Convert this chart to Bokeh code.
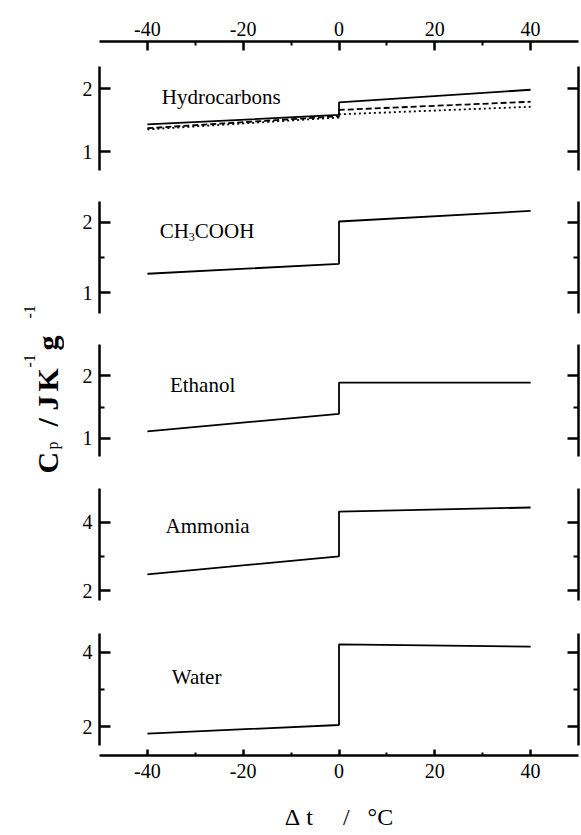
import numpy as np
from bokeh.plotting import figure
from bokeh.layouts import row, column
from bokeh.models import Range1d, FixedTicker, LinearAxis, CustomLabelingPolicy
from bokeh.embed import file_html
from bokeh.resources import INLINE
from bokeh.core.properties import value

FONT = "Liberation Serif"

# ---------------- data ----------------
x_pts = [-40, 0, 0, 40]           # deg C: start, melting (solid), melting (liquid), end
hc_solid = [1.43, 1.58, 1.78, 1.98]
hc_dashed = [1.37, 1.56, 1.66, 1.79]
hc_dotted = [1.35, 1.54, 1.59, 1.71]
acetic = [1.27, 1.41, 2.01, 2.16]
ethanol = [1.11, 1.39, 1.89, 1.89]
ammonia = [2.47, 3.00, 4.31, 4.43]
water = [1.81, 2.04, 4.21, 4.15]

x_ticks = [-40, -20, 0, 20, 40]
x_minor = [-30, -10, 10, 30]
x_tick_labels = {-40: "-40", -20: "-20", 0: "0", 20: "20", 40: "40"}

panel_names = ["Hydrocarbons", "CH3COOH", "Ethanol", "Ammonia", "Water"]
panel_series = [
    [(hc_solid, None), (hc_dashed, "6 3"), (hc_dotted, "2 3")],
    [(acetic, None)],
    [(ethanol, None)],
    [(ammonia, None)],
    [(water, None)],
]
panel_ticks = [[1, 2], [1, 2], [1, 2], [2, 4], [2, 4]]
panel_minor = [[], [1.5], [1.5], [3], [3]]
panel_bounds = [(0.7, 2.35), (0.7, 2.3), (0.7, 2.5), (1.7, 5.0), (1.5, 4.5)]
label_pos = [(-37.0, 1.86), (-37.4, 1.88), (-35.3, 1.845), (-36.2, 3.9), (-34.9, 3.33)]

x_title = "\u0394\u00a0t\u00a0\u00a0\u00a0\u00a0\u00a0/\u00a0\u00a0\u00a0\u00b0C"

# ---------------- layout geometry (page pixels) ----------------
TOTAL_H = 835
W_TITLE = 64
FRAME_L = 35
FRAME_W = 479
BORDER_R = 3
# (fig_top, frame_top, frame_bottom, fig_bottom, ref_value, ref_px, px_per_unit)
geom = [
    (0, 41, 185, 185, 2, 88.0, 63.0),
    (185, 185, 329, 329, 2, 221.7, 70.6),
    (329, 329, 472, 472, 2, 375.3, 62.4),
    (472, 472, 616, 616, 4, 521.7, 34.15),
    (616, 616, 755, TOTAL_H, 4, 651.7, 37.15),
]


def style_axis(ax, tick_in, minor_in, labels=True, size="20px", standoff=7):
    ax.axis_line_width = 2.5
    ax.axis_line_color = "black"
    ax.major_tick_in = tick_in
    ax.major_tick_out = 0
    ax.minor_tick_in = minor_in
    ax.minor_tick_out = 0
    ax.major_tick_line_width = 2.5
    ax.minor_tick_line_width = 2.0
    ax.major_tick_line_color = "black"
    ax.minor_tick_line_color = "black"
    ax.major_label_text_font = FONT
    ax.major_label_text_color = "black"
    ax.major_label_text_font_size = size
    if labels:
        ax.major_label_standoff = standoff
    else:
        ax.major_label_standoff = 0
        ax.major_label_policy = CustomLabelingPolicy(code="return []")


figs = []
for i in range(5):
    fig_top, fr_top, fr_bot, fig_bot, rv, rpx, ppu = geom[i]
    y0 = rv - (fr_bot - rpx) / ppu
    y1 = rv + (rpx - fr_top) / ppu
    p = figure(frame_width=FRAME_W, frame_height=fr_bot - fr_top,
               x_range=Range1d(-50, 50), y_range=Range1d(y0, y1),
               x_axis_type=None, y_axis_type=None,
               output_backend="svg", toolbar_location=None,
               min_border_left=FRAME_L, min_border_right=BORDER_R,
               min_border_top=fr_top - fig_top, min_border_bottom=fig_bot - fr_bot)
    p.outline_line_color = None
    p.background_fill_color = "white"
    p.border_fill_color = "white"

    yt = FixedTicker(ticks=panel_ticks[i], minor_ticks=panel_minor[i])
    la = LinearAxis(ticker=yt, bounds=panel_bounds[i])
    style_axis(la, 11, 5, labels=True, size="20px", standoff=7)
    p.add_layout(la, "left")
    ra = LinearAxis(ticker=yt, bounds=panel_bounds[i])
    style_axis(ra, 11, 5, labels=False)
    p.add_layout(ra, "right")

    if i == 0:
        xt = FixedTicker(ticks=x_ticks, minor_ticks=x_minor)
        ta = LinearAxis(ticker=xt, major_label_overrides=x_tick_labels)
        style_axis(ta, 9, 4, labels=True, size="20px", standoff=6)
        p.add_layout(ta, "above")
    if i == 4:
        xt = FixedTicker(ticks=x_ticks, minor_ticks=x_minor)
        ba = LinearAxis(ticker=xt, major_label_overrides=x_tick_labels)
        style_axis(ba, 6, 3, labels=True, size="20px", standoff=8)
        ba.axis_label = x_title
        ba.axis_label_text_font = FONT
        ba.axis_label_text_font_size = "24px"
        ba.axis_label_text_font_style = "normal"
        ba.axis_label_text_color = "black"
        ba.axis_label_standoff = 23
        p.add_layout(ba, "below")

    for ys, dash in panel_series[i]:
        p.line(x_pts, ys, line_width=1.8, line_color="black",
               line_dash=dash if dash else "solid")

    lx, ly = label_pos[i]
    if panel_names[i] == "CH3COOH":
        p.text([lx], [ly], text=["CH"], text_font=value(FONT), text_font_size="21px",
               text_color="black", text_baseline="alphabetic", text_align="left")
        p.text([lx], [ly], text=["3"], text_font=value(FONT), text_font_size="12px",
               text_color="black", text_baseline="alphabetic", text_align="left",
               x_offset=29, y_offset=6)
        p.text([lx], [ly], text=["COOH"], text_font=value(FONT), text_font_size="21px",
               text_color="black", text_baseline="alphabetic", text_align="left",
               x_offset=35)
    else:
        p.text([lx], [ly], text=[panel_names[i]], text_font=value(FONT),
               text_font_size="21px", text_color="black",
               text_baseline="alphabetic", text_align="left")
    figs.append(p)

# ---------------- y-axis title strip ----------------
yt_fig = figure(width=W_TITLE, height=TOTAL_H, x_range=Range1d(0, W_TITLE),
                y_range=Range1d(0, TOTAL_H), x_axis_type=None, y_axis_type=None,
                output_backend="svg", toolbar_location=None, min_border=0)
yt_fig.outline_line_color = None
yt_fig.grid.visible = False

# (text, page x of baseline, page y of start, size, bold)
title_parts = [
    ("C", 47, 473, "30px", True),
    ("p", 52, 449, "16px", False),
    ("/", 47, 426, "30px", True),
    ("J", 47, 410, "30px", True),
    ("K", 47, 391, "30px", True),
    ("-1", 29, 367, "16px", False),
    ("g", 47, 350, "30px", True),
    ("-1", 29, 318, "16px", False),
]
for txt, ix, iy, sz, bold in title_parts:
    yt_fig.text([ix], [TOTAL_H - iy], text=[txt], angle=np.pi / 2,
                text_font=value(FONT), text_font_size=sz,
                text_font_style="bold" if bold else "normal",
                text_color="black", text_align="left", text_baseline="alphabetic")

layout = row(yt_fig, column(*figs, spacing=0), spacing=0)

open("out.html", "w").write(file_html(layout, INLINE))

▶ **REQUEST**:
Everything from the top line of the data down to and including the line with "water = [1.81, 2.04, 4.21, 4.15]" is to be copied, except the pictures.

▶ **SOLUTION BELOW**:
Convert this chart to Bokeh code.
import numpy as np
from bokeh.plotting import figure
from bokeh.layouts import row, column
from bokeh.models import Range1d, FixedTicker, LinearAxis, CustomLabelingPolicy
from bokeh.embed import file_html
from bokeh.resources import INLINE
from bokeh.core.properties import value

FONT = "Liberation Serif"

# ---------------- data ----------------
x_pts = [-40, 0, 0, 40]           # deg C: start, melting (solid), melting (liquid), end
hc_solid = [1.43, 1.58, 1.78, 1.98]
hc_dashed = [1.37, 1.56, 1.66, 1.79]
hc_dotted = [1.35, 1.54, 1.59, 1.71]
acetic = [1.27, 1.41, 2.01, 2.16]
ethanol = [1.11, 1.39, 1.89, 1.89]
ammonia = [2.47, 3.00, 4.31, 4.43]
water = [1.81, 2.04, 4.21, 4.15]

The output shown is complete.